§ The task:
Copy everything in the listing below word for word, apart from any images.

§ Data provided:
■ ■ ■ ■ ■

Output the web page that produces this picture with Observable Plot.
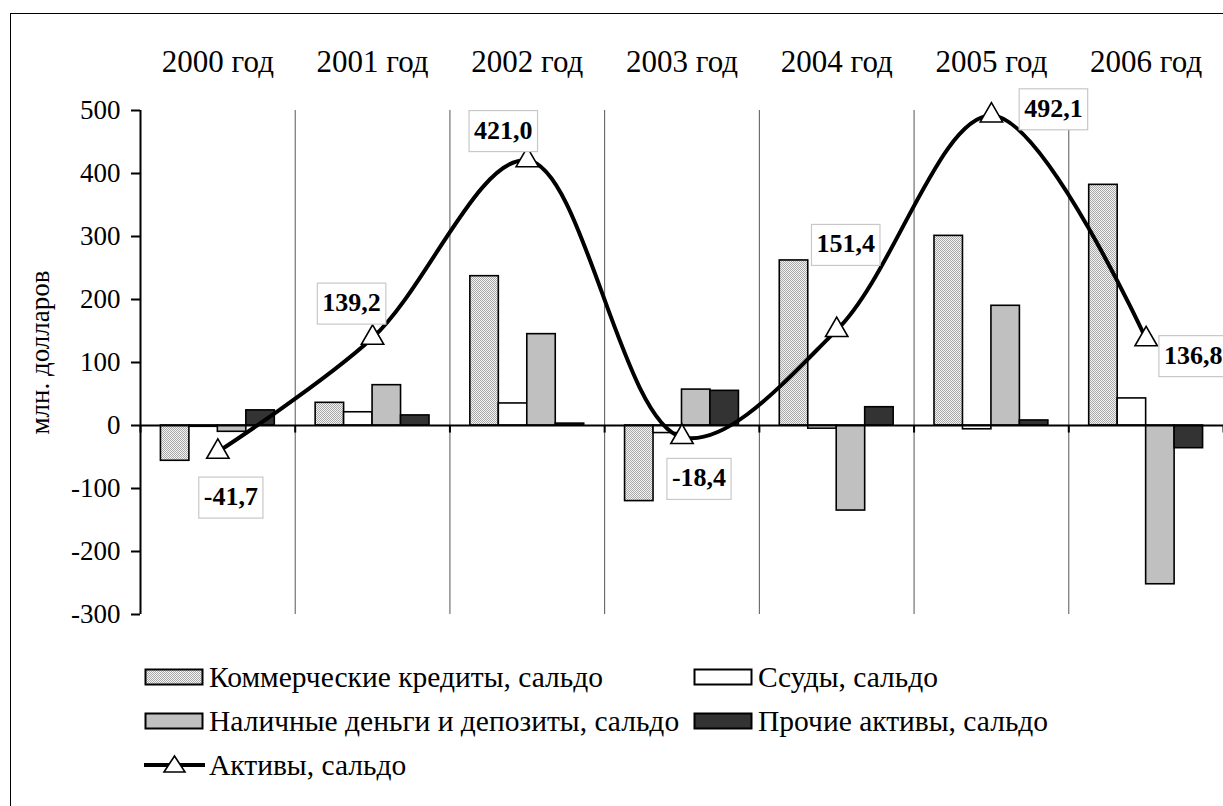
<!DOCTYPE html>
<html><head><meta charset="utf-8">
<script src="https://cdn.jsdelivr.net/npm/d3@7"></script>
<script src="https://cdn.jsdelivr.net/npm/@observablehq/plot@0.6"></script>
<style>
body{margin:0;background:#fff;font-family:"Liberation Serif","Times New Roman",serif;}
#wrap{position:relative;width:1223px;height:806px;overflow:hidden;background:#fff;}
#frame{position:absolute;left:10px;top:13px;width:1240px;height:830px;border:1.5px solid #000;}
#chart{position:absolute;left:0;top:0;}
#chart svg, #chart svg text{font-family:"Liberation Serif","Times New Roman",serif !important;}
.item{position:absolute;display:flex;align-items:center;font-size:29.5px;color:#000;white-space:nowrap;height:30px;font-family:"Liberation Serif","Times New Roman",serif;}
.item svg{margin-right:3px;}
</style></head><body>
<div id="wrap"><div id="frame"></div><div id="chart"></div><div id="legend"></div></div>
<script>
const years = ["2000 год", "2001 год", "2002 год", "2003 год", "2004 год", "2005 год", "2006 год"];
const seriesNames = ["Коммерческие кредиты, сальдо", "Ссуды, сальдо", "Наличные деньги и депозиты, сальдо", "Прочие активы, сальдо"];
const lineName = "Активы, сальдо";
const commercial = [-56, 36, 237, -120, 262, 301, 382];
const loans = [-2, 21, 35, -12, -5, -6, 43];
const cash = [-10, 64, 145, 57, -135, 190, -252];
const other = [24, 16, 3, 55, 29, 8, -36];
const assets = [-41.7, 139.2, 421.0, -18.4, 151.4, 492.1, 136.8];
const yTicks = [-300, -200, -100, 0, 100, 200, 300, 400, 500];
// label offsets (pixels) for the value boxes
const labelOffsets = [[13, 45], [-21, -35], [-24, -30], [17, 41], [9, -86], [62, -7], [47, 16]];

const fills = ["url(#dots)", "#ffffff", "#c0c0c0", "#333333"];
const seriesValues = [commercial, loans, cash, other];
const idx = years.map((_, i) => i);
const barW = 0.184, groupStart = -0.368;
const lineData = assets.map((v, i) => ({i, v}));

const font = '"Liberation Serif","Times New Roman",serif';

const barMarks = seriesValues.map((vals, k) =>
  Plot.rect(vals.map((v, i) => ({i, k, v})), {
    x1: d => d.i + groupStart + d.k * barW,
    x2: d => d.i + groupStart + (d.k + 1) * barW,
    y1: 0, y2: d => d.v,
    fill: fills[k], stroke: "#000", strokeWidth: 1.6
  })
);

const labelMarks = lineData.map((d, j) =>
  Plot.text([d], {
    x: "i", y: "v", text: d => d.v.toFixed(1).replace(".", ","),
    dx: labelOffsets[j][0], dy: labelOffsets[j][1],
    fontSize: 26, fontWeight: "bold", fill: "#000", className: "vlabel", fontFamily: font
  })
);

const plot = Plot.plot({
  width: 1223, height: 640,
  marginTop: 110, marginBottom: 26, marginLeft: 140, marginRight: 0,
  style: {fontFamily: font, background: "transparent", overflow: "visible"},
  x: {domain: [-0.5, 6.5]},
  y: {domain: [-300, 500]},
  marks: [
    Plot.ruleX(idx.slice(0, -1).map(i => i + 0.5).concat([6.5]), {y1: -300, y2: 500, stroke: "#555", strokeWidth: 1}),
    Plot.axisX({anchor: "top", ticks: idx, tickFormat: i => years[i], tickSize: 0, tickPadding: 39, fontSize: 31, label: null}),
    Plot.axisY({ticks: yTicks, tickFormat: d => String(d), tickSize: 9, tickPadding: 11, fontSize: 27, label: null, strokeWidth: 2}),
    Plot.text(["млн. долларов"], {frameAnchor: "left", rotate: -90, textAnchor: "middle", dx: -100, dy: -10, fontSize: 27, fill: "#000", fontFamily: font}),
    ...barMarks,
    Plot.ruleX([-0.5], {y1: -300, y2: 500, stroke: "#000", strokeWidth: 2}),
    Plot.ruleY([0], {stroke: "#000", strokeWidth: 2}),
    Plot.ruleX(idx.map(i => i - 0.5).concat([6.5]), {y1: 0, y2: -12, stroke: "#000", strokeWidth: 2}),
    Plot.line(lineData, {x: "i", y: "v", curve: "catmull-rom", stroke: "#000", strokeWidth: 4}),
    Plot.dot(lineData, {x: "i", y: "v", symbol: "triangle", r: 8.3, fill: "#fff", stroke: "#000", strokeWidth: 1.6}),
    ...labelMarks
  ]
});

// pattern definition for the checkered fill
const ns = "http://www.w3.org/2000/svg";
const patternHTML = id => '<pattern id="' + id + '" width="2" height="2" patternUnits="userSpaceOnUse">' +
    '<rect width="2" height="2" fill="#f4f4f4" shape-rendering="crispEdges"/>' +
    '<rect width="1" height="1" fill="#a8a8a8" shape-rendering="crispEdges"/>' +
    '<rect x="1" y="1" width="1" height="1" fill="#a8a8a8" shape-rendering="crispEdges"/></pattern>';
const defs = document.createElementNS(ns, "defs");
defs.innerHTML = patternHTML("dots");
plot.insertBefore(defs, plot.firstChild);
document.getElementById("chart").appendChild(plot);

// boxes behind value labels
plot.querySelectorAll(".vlabel text").forEach(t => {
  const b = t.getBBox();
  const r = document.createElementNS(ns, "rect");
  const padX = 5, padY = 7;
  r.setAttribute("x", b.x - padX); r.setAttribute("y", b.y - padY + 2);
  r.setAttribute("width", b.width + 2 * padX); r.setAttribute("height", b.height + 2 * padY - 2);
  r.setAttribute("fill", "#fff"); r.setAttribute("stroke", "#c8c8c8"); r.setAttribute("stroke-width", "1.2");
  const tr = t.getAttribute("transform");
  if (tr) r.setAttribute("transform", tr);
  t.parentNode.insertBefore(r, t);
});

// legend
const legend = document.getElementById("legend");
const legendItems = [
  {name: seriesNames[0], fill: "url(#dots2)", x: 144, y: 677},
  {name: seriesNames[1], fill: "#ffffff", x: 693, y: 677},
  {name: seriesNames[2], fill: "#c0c0c0", x: 144, y: 721},
  {name: seriesNames[3], fill: "#333333", x: 693, y: 721},
  {name: lineName, line: true, x: 144, y: 765}
];
legendItems.forEach(it => {
  const div = document.createElement("div");
  div.className = "item";
  div.style.left = it.x + "px";
  div.style.top = (it.y - 15) + "px";
  const sw = document.createElementNS(ns, "svg");
  sw.setAttribute("width", 62); sw.setAttribute("height", 30);
  if (it.line) {
    sw.innerHTML = '<line x1="0" y1="15" x2="61" y2="15" stroke="#000" stroke-width="4"/>' +
      '<path d="M30.5,6 L41,22 L20,22 Z" fill="#fff" stroke="#000" stroke-width="1.6"/>';
  } else {
    sw.innerHTML = '<defs>' + patternHTML("dots2") + '</defs>' +
      '<rect x="1.5" y="7.5" width="57" height="15" fill="' + it.fill + '" stroke="#000" stroke-width="2"/>';
  }
  div.appendChild(sw);
  const span = document.createElement("span");
  span.textContent = it.name;
  div.appendChild(span);
  legend.appendChild(div);
});
</script>
</body></html>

■ ■ ■ ■ ■

§ Completed task:
Output the web page that produces this picture with Observable Plot.
<!DOCTYPE html>
<html><head><meta charset="utf-8">
<script src="https://cdn.jsdelivr.net/npm/d3@7"></script>
<script src="https://cdn.jsdelivr.net/npm/@observablehq/plot@0.6"></script>
<style>
body{margin:0;background:#fff;font-family:"Liberation Serif","Times New Roman",serif;}
#wrap{position:relative;width:1223px;height:806px;overflow:hidden;background:#fff;}
#frame{position:absolute;left:10px;top:13px;width:1240px;height:830px;border:1.5px solid #000;}
#chart{position:absolute;left:0;top:0;}
#chart svg, #chart svg text{font-family:"Liberation Serif","Times New Roman",serif !important;}
.item{position:absolute;display:flex;align-items:center;font-size:29.5px;color:#000;white-space:nowrap;height:30px;font-family:"Liberation Serif","Times New Roman",serif;}
.item svg{margin-right:3px;}
</style></head><body>
<div id="wrap"><div id="frame"></div><div id="chart"></div><div id="legend"></div></div>
<script>
const years = ["2000 год", "2001 год", "2002 год", "2003 год", "2004 год", "2005 год", "2006 год"];
const seriesNames = ["Коммерческие кредиты, сальдо", "Ссуды, сальдо", "Наличные деньги и депозиты, сальдо", "Прочие активы, сальдо"];
const lineName = "Активы, сальдо";
const commercial = [-56, 36, 237, -120, 262, 301, 382];
const loans = [-2, 21, 35, -12, -5, -6, 43];
const cash = [-10, 64, 145, 57, -135, 190, -252];
const other = [24, 16, 3, 55, 29, 8, -36];
const assets = [-41.7, 139.2, 421.0, -18.4, 151.4, 492.1, 136.8];
const yTicks = [-300, -200, -100, 0, 100, 200, 300, 400, 500];
// label offsets (pixels) for the value boxes
const labelOffsets = [[13, 45], [-21, -35], [-24, -30], [17, 41], [9, -86], [62, -7], [47, 16]];

const fills = ["url(#dots)", "#ffffff", "#c0c0c0", "#333333"];
const seriesValues = [commercial, loans, cash, other];
const idx = years.map((_, i) => i);
const barW = 0.184, groupStart = -0.368;
const lineData = assets.map((v, i) => ({i, v}));

const font = '"Liberation Serif","Times New Roman",serif';

const barMarks = seriesValues.map((vals, k) =>
  Plot.rect(vals.map((v, i) => ({i, k, v})), {
    x1: d => d.i + groupStart + d.k * barW,
    x2: d => d.i + groupStart + (d.k + 1) * barW,
    y1: 0, y2: d => d.v,
    fill: fills[k], stroke: "#000", strokeWidth: 1.6
  })
);

const labelMarks = lineData.map((d, j) =>
  Plot.text([d], {
    x: "i", y: "v", text: d => d.v.toFixed(1).replace(".", ","),
    dx: labelOffsets[j][0], dy: labelOffsets[j][1],
    fontSize: 26, fontWeight: "bold", fill: "#000", className: "vlabel", fontFamily: font
  })
);

const plot = Plot.plot({
  width: 1223, height: 640,
  marginTop: 110, marginBottom: 26, marginLeft: 140, marginRight: 0,
  style: {fontFamily: font, background: "transparent", overflow: "visible"},
  x: {domain: [-0.5, 6.5]},
  y: {domain: [-300, 500]},
  marks: [
    Plot.ruleX(idx.slice(0, -1).map(i => i + 0.5).concat([6.5]), {y1: -300, y2: 500, stroke: "#555", strokeWidth: 1}),
    Plot.axisX({anchor: "top", ticks: idx, tickFormat: i => years[i], tickSize: 0, tickPadding: 39, fontSize: 31, label: null}),
    Plot.axisY({ticks: yTicks, tickFormat: d => String(d), tickSize: 9, tickPadding: 11, fontSize: 27, label: null, strokeWidth: 2}),
    Plot.text(["млн. долларов"], {frameAnchor: "left", rotate: -90, textAnchor: "middle", dx: -100, dy: -10, fontSize: 27, fill: "#000", fontFamily: font}),
    ...barMarks,
    Plot.ruleX([-0.5], {y1: -300, y2: 500, stroke: "#000", strokeWidth: 2}),
    Plot.ruleY([0], {stroke: "#000", strokeWidth: 2}),
    Plot.ruleX(idx.map(i => i - 0.5).concat([6.5]), {y1: 0, y2: -12, stroke: "#000", strokeWidth: 2}),
    Plot.line(lineData, {x: "i", y: "v", curve: "catmull-rom", stroke: "#000", strokeWidth: 4}),
    Plot.dot(lineData, {x: "i", y: "v", symbol: "triangle", r: 8.3, fill: "#fff", stroke: "#000", strokeWidth: 1.6}),
    ...labelMarks
  ]
});

// pattern definition for the checkered fill
const ns = "http://www.w3.org/2000/svg";
const patternHTML = id => '<pattern id="' + id + '" width="2" height="2" patternUnits="userSpaceOnUse">' +
    '<rect width="2" height="2" fill="#f4f4f4" shape-rendering="crispEdges"/>' +
    '<rect width="1" height="1" fill="#a8a8a8" shape-rendering="crispEdges"/>' +
    '<rect x="1" y="1" width="1" height="1" fill="#a8a8a8" shape-rendering="crispEdges"/></pattern>';
const defs = document.createElementNS(ns, "defs");
defs.innerHTML = patternHTML("dots");
plot.insertBefore(defs, plot.firstChild);
document.getElementById("chart").appendChild(plot);

// boxes behind value labels
plot.querySelectorAll(".vlabel text").forEach(t => {
  const b = t.getBBox();
  const r = document.createElementNS(ns, "rect");
  const padX = 5, padY = 7;
  r.setAttribute("x", b.x - padX); r.setAttribute("y", b.y - padY + 2);
  r.setAttribute("width", b.width + 2 * padX); r.setAttribute("height", b.height + 2 * padY - 2);
  r.setAttribute("fill", "#fff"); r.setAttribute("stroke", "#c8c8c8"); r.setAttribute("stroke-width", "1.2");
  const tr = t.getAttribute("transform");
  if (tr) r.setAttribute("transform", tr);
  t.parentNode.insertBefore(r, t);
});

// legend
const legend = document.getElementById("legend");
const legendItems = [
  {name: seriesNames[0], fill: "url(#dots2)", x: 144, y: 677},
  {name: seriesNames[1], fill: "#ffffff", x: 693, y: 677},
  {name: seriesNames[2], fill: "#c0c0c0", x: 144, y: 721},
  {name: seriesNames[3], fill: "#333333", x: 693, y: 721},
  {name: lineName, line: true, x: 144, y: 765}
];
legendItems.forEach(it => {
  const div = document.createElement("div");
  div.className = "item";
  div.style.left = it.x + "px";
  div.style.top = (it.y - 15) + "px";
  const sw = document.createElementNS(ns, "svg");
  sw.setAttribute("width", 62); sw.setAttribute("height", 30);
  if (it.line) {
    sw.innerHTML = '<line x1="0" y1="15" x2="61" y2="15" stroke="#000" stroke-width="4"/>' +
      '<path d="M30.5,6 L41,22 L20,22 Z" fill="#fff" stroke="#000" stroke-width="1.6"/>';
  } else {
    sw.innerHTML = '<defs>' + patternHTML("dots2") + '</defs>' +
      '<rect x="1.5" y="7.5" width="57" height="15" fill="' + it.fill + '" stroke="#000" stroke-width="2"/>';
  }
  div.appendChild(sw);
  const span = document.createElement("span");
  span.textContent = it.name;
  div.appendChild(span);
  legend.appendChild(div);
});
</script>
</body></html>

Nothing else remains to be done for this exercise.